Having provided that warning, here's the code that starts with the element with a class of "module-profile-recognition":
var html = new HtmlDocument(); html.LoadHtml(new WebClient().DownloadString("http://forums.asp.net/members/Mikesdotnetting.aspx")); var root = html.DocumentNode; var p = root.Descendants() .Where(n => n.GetAttributeValue("class", "").Equals("module-profile-recognition")) .Single() .Descendants("p") .Single(); var content = p.InnerText;
The Descendants
method returns a collection. Since there is only one div element matching the "module-profile-recognition" class selector, it is safe to use the Single
method to return it. Then you can use the Descendants
method to return all the child elements of the div that match the p
selector.
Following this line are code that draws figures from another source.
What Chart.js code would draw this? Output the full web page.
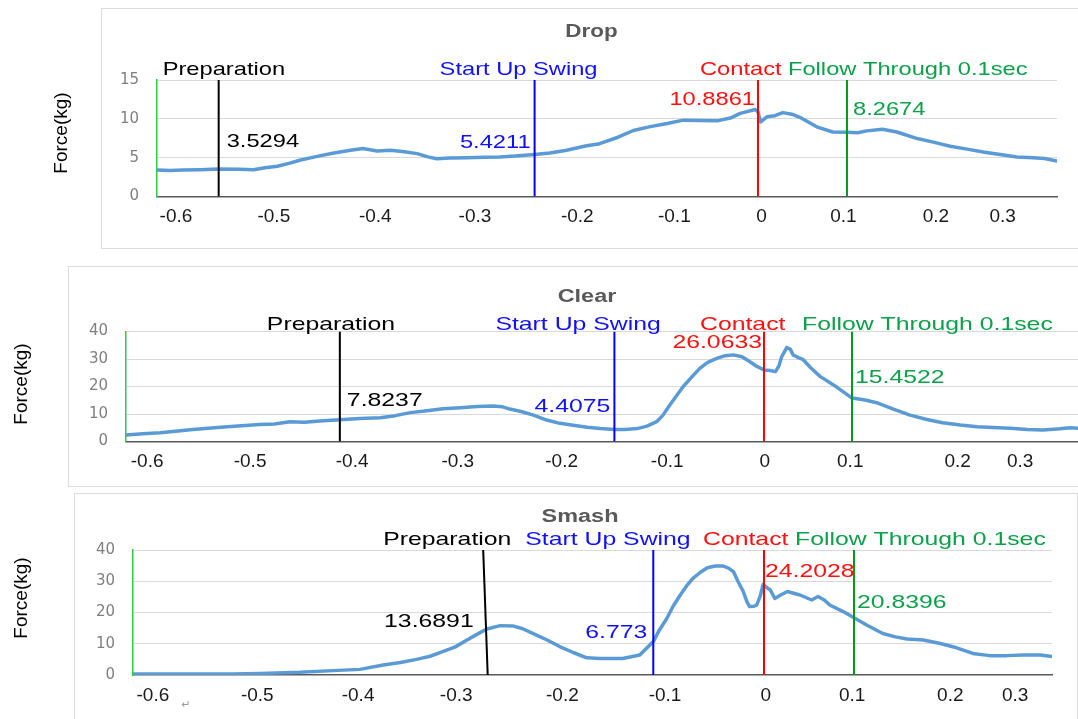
<!DOCTYPE html>
<html>
<head>
<meta charset="utf-8">
<script src="https://cdn.jsdelivr.net/npm/chart.js@4.4.1/dist/chart.umd.min.js"></script>
<style>
html,body{margin:0;padding:0;background:#fff;overflow:hidden;width:1078px;height:719px;position:relative}
.frame{position:absolute;border:1px solid #dcdcdc;box-sizing:border-box}
.wrap{position:absolute;left:0;width:1078px}
</style>
</head>
<body>
<div class="frame" style="left:101px;top:8px;width:1000px;height:241px"></div>
<div class="frame" style="left:68px;top:266px;width:1030px;height:221px"></div>
<div class="frame" style="left:74px;top:493px;width:1004px;height:260px"></div>
<div class="wrap" style="top:0px;height:250px"><canvas id="drop"></canvas></div>
<div class="wrap" style="top:256px;height:230px"><canvas id="clear"></canvas></div>
<div class="wrap" style="top:488px;height:231px"><canvas id="smash"></canvas></div>
<script>
// ---------------- data ----------------
const yTitle = 'Force(kg)';
const eventNames = ['Preparation', 'Start Up Swing', 'Contact', 'Follow Through 0.1sec'];
const tickLabels = ['-0.6', '-0.5', '-0.4', '-0.3', '-0.2', '-0.1', '0', '0.1', '0.2', '0.3'];

// Drop
const dropTitle = 'Drop';
const dropTime = [-0.675,-0.661,-0.646,-0.627,-0.606,-0.582,-0.567,-0.554,-0.540,-0.526,-0.515,-0.498,-0.478,-0.458,-0.444,-0.428,-0.413,-0.397,-0.383,-0.371,-0.361,-0.346,-0.327,-0.307,-0.290,-0.273,-0.251,-0.234,-0.215,-0.194,-0.178,-0.158,-0.140,-0.121,-0.102,-0.084,-0.065,-0.046,-0.031,-0.020,-0.003,0.000,0.003,0.010,0.019,0.028,0.038,0.047,0.066,0.084,0.100,0.112,0.122,0.140,0.156,0.179,0.197,0.216,0.235,0.253,0.272,0.291,0.309,0.322,0.336];
const dropForce = [3.40,3.35,3.40,3.45,3.53,3.50,3.45,3.70,3.90,4.30,4.66,5.10,5.56,5.95,6.17,5.86,5.95,5.75,5.52,5.10,4.87,4.95,5.00,5.05,5.08,5.20,5.42,5.60,5.95,6.50,6.80,7.60,8.50,9.00,9.40,9.83,9.80,9.74,10.10,10.70,11.20,10.89,9.60,10.26,10.40,10.80,10.60,10.20,8.97,8.30,8.27,8.20,8.45,8.67,8.30,7.46,7.00,6.47,6.10,5.73,5.40,5.08,5.00,4.90,4.57];
const dropEventTime = [-0.606, -0.251, 0, 0.1];
const dropEventTimeTop = [-0.606, -0.251, 0, 0.1];
const dropEventForce = [3.5294, 5.4211, 10.8861, 8.2674];
const dropTickAt = [-0.654,-0.544,-0.430,-0.318,-0.203,-0.094,0.004,0.096,0.200,0.275];
const dropRange = [-0.6753, 0.3360];
const dropYMax = 15, dropYStep = 5;

// Clear
const clearTitle = 'Clear';
const clearTime = [-0.725,-0.706,-0.686,-0.649,-0.610,-0.573,-0.556,-0.539,-0.522,-0.505,-0.482,-0.459,-0.436,-0.419,-0.402,-0.383,-0.365,-0.345,-0.326,-0.308,-0.297,-0.289,-0.275,-0.262,-0.247,-0.232,-0.217,-0.201,-0.186,-0.170,-0.158,-0.144,-0.133,-0.122,-0.115,-0.107,-0.099,-0.092,-0.082,-0.073,-0.064,-0.053,-0.044,-0.035,-0.025,-0.016,-0.008,0.000,0.007,0.013,0.017,0.020,0.026,0.030,0.033,0.039,0.044,0.053,0.064,0.083,0.100,0.115,0.128,0.147,0.166,0.185,0.203,0.223,0.242,0.260,0.280,0.299,0.317,0.336,0.348,0.356];
const clearForce = [2.4,2.8,3.2,4.4,5.4,6.2,6.4,7.2,7.0,7.45,7.9,8.4,8.6,9.4,10.5,11.2,11.9,12.3,12.7,12.9,12.6,11.8,10.8,9.6,7.8,6.6,5.9,5.2,4.7,4.4,4.4,4.7,5.6,7.2,9.5,13.3,16.8,19.9,23.5,26.6,28.8,30.3,31.2,31.5,30.8,29.0,27.3,26.0,25.8,25.4,27.5,30.8,34.2,33.5,31.5,30.5,29.9,26.8,23.6,19.7,15.8,15.1,14.1,11.8,9.6,8.0,6.8,6.0,5.4,5.1,4.8,4.4,4.2,4.6,5.0,4.8];
const clearEventTime = [-0.482, -0.170, 0, 0.1];
const clearEventTimeTop = [-0.482, -0.170, 0, 0.1];
const clearEventForce = [7.8237, 4.4075, 26.0633, 15.4522];
const clearTickAt = [-0.701,-0.584,-0.468,-0.348,-0.230,-0.110,0.001,0.098,0.220,0.291];
const clearRange = [-0.725, 0.3568];
const clearYMax = 40, clearYStep = 10;

// Smash
const smashTitle = 'Smash';
const smashTime = [-0.701,-0.663,-0.627,-0.590,-0.560,-0.516,-0.479,-0.449,-0.423,-0.404,-0.386,-0.371,-0.357,-0.343,-0.330,-0.319,-0.308,-0.293,-0.279,-0.268,-0.257,-0.241,-0.227,-0.212,-0.197,-0.182,-0.157,-0.138,-0.123,-0.116,-0.108,-0.101,-0.093,-0.086,-0.079,-0.071,-0.063,-0.054,-0.046,-0.040,-0.034,-0.029,-0.023,-0.019,-0.016,-0.011,-0.008,-0.004,-0.001,0.003,0.007,0.012,0.018,0.026,0.040,0.053,0.060,0.067,0.073,0.088,0.100,0.114,0.132,0.146,0.159,0.177,0.196,0.214,0.232,0.251,0.270,0.288,0.307,0.320];
const smashForce = [0.3,0.35,0.3,0.35,0.5,0.85,1.4,1.8,3.2,4.0,5.0,6.0,7.5,9.0,11.2,13.0,14.7,15.8,15.7,14.8,13.3,11.2,9.1,7.2,5.5,5.3,5.3,6.4,10.7,14.5,18.1,22.0,25.6,28.5,30.9,32.8,34.3,34.9,34.9,34.3,33.1,30.0,26.7,23.5,21.9,22.0,22.4,25.5,29.0,28.0,27.2,24.5,25.5,26.7,25.6,24.0,25.1,24.0,22.4,20.3,18.3,16.0,13.3,12.2,11.5,11.2,10.1,8.7,6.9,6.2,6.2,6.4,6.4,5.9];
const smashEventTime = [-0.307, -0.123, 0, 0.1];
const smashEventTimeTop = [-0.312, -0.123, 0, 0.1];
const smashEventForce = [13.6891, 6.773, 24.2028, 20.8396];
const smashTickAt = [-0.679,-0.563,-0.451,-0.342,-0.224,-0.110,0.002,0.098,0.207,0.279];
const smashRange = [-0.7011, 0.320];
const smashYMax = 40, smashYStep = 10;

// ---------------- styles / layout ----------------
const SANS = '"Liberation Sans", Arial, sans-serif';
const textColors = ['#000000', '#1010ff', '#ff1010', '#0da04a'];
const lineColors = ['#000000', '#0000ff', '#ff0000', '#009a1a'];
const curveColor = '#5b9bd5';

const dropLayout = {top:0, chartLeft:157, padTop:80, padRight:21, padBottom:13.5, xTickPad:9, stretch:1.28,
  titleX:591.5, titleY:32.5, yTitleX:62, yTitleY:133, nameDx:[-56,-95,-58,-59], nameDy:-10,
  values:[{dx:8,align:'left',y:7.02},{dx:-4,align:'right',y:6.89},{dx:-3,align:'right',y:12.42},{dx:6,align:'left',y:11.14}]};
const clearLayout = {top:256, chartLeft:126, padTop:75.5, padRight:0, padBottom:4.5, xTickPad:9, stretch:1.34,
  titleX:587, titleY:297, yTitleX:22, yTitleY:384, nameDx:[-73,-119,-64,-50], nameDy:-6.5,
  values:[{dx:7,align:'left',y:14.8},{dx:-4,align:'right',y:12.5},{dx:-2,align:'right',y:35.8},{dx:3,align:'left',y:23.1}]};
const smashLayout = {top:488, chartLeft:133, padTop:62, padRight:26, padBottom:4, xTickPad:9.5, stretch:1.34,
  titleX:580, titleY:517, yTitleX:22, yTitleY:598, nameDx:[-100,-128,-61,-59], nameDy:-10,
  values:[{dx:-14,align:'right',y:17.0},{dx:-6,align:'right',y:13.4},{dx:1,align:'left',y:33.0},{dx:3,align:'left',y:23.0}],
  mark:{text:'\u21b5', x:186, y:705}};

function stretchText(ctx, text, x, y, align, sx, font, color) {
  ctx.save();
  ctx.font = font;
  ctx.fillStyle = color;
  ctx.textBaseline = 'middle';
  ctx.textAlign = 'left';
  const w = ctx.measureText(text).width * sx;
  const left = align === 'left' ? x : (align === 'right' ? x - w : x - w / 2);
  ctx.translate(left, y);
  ctx.scale(sx, 1);
  ctx.fillText(text, 0, 0);
  ctx.restore();
}

function buildPanel(id, cfg) {
  const L = cfg.layout;
  const curve = cfg.time.map((t, i) => ({x: t, y: cfg.force[i]}));
  const eventSets = cfg.eventTime.map((t, i) => {
    const top = cfg.eventTimeTop[i];
    const pts = [{x: t, y: 0}, {x: top, y: cfg.yMax}].sort((a, b) => a.x - b.x);
    return {data: pts, borderColor: lineColors[i], borderWidth: 2, pointRadius: 0, order: 1, tension: 0, fill: false};
  });
  const textPlugin = {
    id: 'panelText_' + id,
    afterDraw(chart) {
      const {ctx, chartArea} = chart;
      const xs = chart.scales.x, ys = chart.scales.y;
      const font = '18.5px ' + SANS;
      stretchText(ctx, cfg.title, L.titleX, L.titleY - L.top, 'center', L.stretch, 'bold 17.5px ' + SANS, '#595959');
      ctx.save();
      ctx.translate(L.yTitleX, L.yTitleY - L.top);
      ctx.rotate(-Math.PI / 2);
      ctx.font = '19px ' + SANS;
      ctx.fillStyle = '#000';
      ctx.textAlign = 'center';
      ctx.textBaseline = 'middle';
      ctx.fillText(yTitle, 0, 0);
      ctx.restore();
      cfg.eventTime.forEach((t, i) => {
        const xTop = xs.getPixelForValue(cfg.eventTimeTop[i]);
        const xBot = xs.getPixelForValue(t);
        stretchText(ctx, eventNames[i], xTop + L.nameDx[i], chartArea.top + L.nameDy, 'left', L.stretch, font, textColors[i]);
        const v = L.values[i];
        stretchText(ctx, String(cfg.eventForce[i]), xBot + v.dx, ys.getPixelForValue(v.y), v.align, L.stretch, font, textColors[i]);
      });
      if (L.mark) {
        ctx.save();
        ctx.font = '11px "DejaVu Sans", sans-serif';
        ctx.fillStyle = '#9a9a9a';
        ctx.textAlign = 'center';
        ctx.textBaseline = 'middle';
        ctx.fillText(L.mark.text, L.mark.x, L.mark.y - L.top);
        ctx.restore();
      }
    }
  };
  return new Chart(document.getElementById(id), {
    type: 'line',
    data: {datasets: [...eventSets, {data: curve, borderColor: curveColor, borderWidth: 3.5, pointRadius: 0, order: 2,
      tension: 0, fill: false, borderJoinStyle: 'round', borderCapStyle: 'round'}]},
    options: {
      responsive: true, maintainAspectRatio: false, animation: false, events: [],
      layout: {padding: {left: 0, top: L.padTop, right: L.padRight, bottom: L.padBottom}},
      plugins: {legend: {display: false}, tooltip: {enabled: false}, title: {display: false}},
      scales: {
        x: {
          type: 'linear', min: cfg.range[0], max: cfg.range[1],
          afterBuildTicks: ax => { ax.ticks = cfg.tickAt.map(v => ({value: v})); },
          afterFit: ax => { ax.height = 40; ax.paddingLeft = 0; ax.paddingRight = 0; },
          ticks: {autoSkip: false, maxRotation: 0, minRotation: 0, padding: L.xTickPad, color: '#1a1a1a',
            font: {family: SANS, size: 19}, callback: (v, i) => tickLabels[i]},
          grid: {display: false, drawTicks: false},
          border: {display: true, color: '#595959', width: 1.5}
        },
        y: {
          min: 0, max: cfg.yMax,
          afterFit: ax => { ax.width = L.chartLeft; },
          ticks: {stepSize: cfg.yStep, padding: 18, color: '#7f7f7f', font: {family: '"DejaVu Sans", sans-serif', size: 15}},
          grid: {drawTicks: false, lineWidth: 1, color: c => (c.tick && c.tick.value === 0) ? 'rgba(0,0,0,0)' : '#d9d9d9'},
          border: {display: true, color: '#2ecc40', width: 1.5}
        }
      }
    },
    plugins: [textPlugin]
  });
}

buildPanel('drop', {title: dropTitle, time: dropTime, force: dropForce, eventTime: dropEventTime, eventTimeTop: dropEventTimeTop,
  eventForce: dropEventForce, tickAt: dropTickAt, range: dropRange, yMax: dropYMax, yStep: dropYStep, layout: dropLayout});
buildPanel('clear', {title: clearTitle, time: clearTime, force: clearForce, eventTime: clearEventTime, eventTimeTop: clearEventTimeTop,
  eventForce: clearEventForce, tickAt: clearTickAt, range: clearRange, yMax: clearYMax, yStep: clearYStep, layout: clearLayout});
buildPanel('smash', {title: smashTitle, time: smashTime, force: smashForce, eventTime: smashEventTime, eventTimeTop: smashEventTimeTop,
  eventForce: smashEventForce, tickAt: smashTickAt, range: smashRange, yMax: smashYMax, yStep: smashYStep, layout: smashLayout});
</script>
</body>
</html>
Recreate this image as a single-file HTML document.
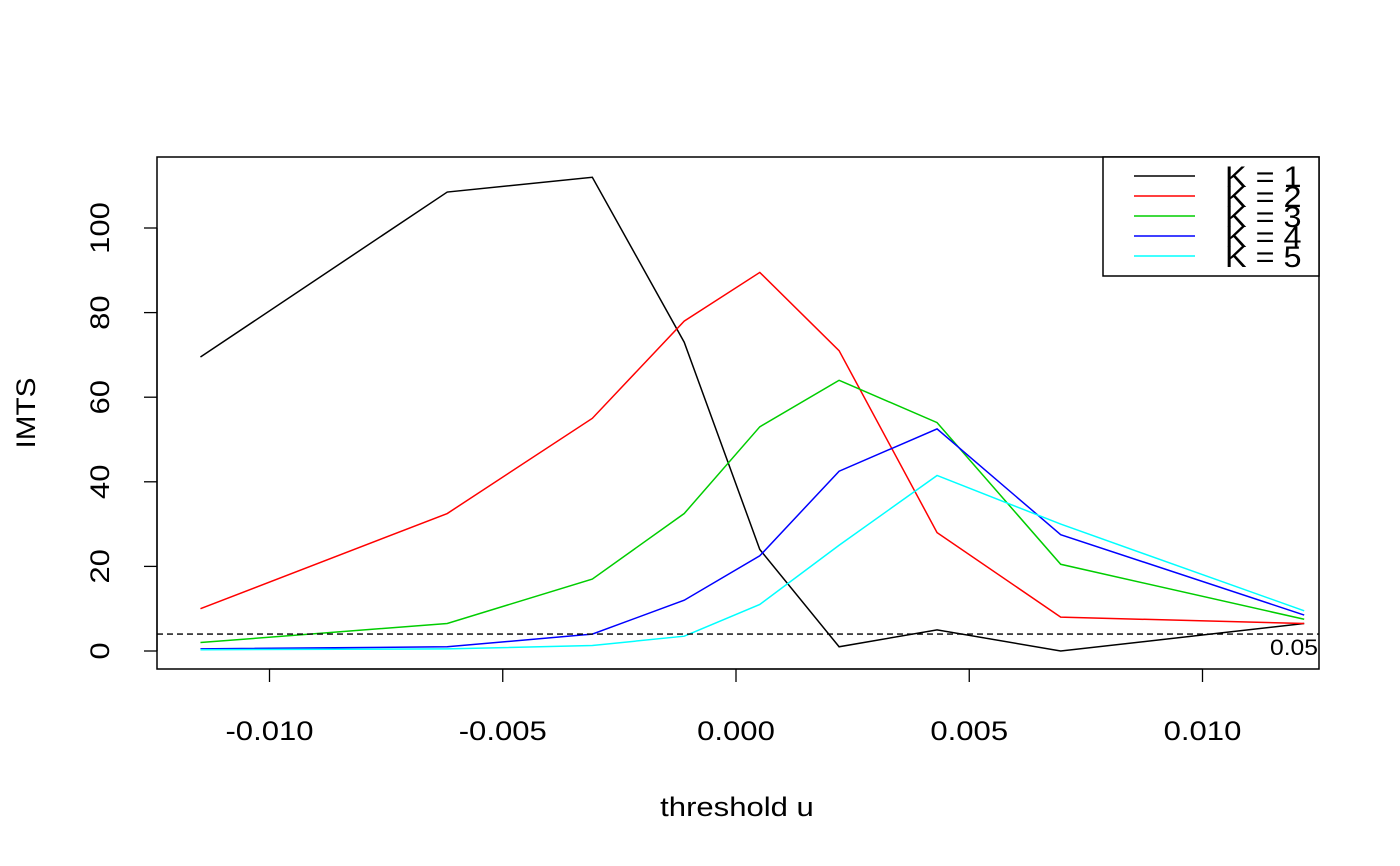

Again, there is only one, so it is safe to use the Single
method to return the only paragraph. Finally, the text content is obtained via the InnerText
property. An alternative property is the InnerHtml
property, which returns all content, not just the text. Once you have the text content, you can perform Regex on it to extract just the numbers:
var points = Regex.Match(content, @"\d+").Value;
Summary
This is a brief introduction to the HtmlAgiltyPack which is the recommended tool for parsing HTML. It provides a familiar LINQ to Objects API which makes working with the library pretty easy. IF you need to parse or manipulate HTML, this is the only tool you need. Full documentation is available from the project's Codeplex site. Since it's a chm file, you will need to unblock it before you can use it. You do this by right-clicking on the file and going to its properties, then clicking the Unblock button.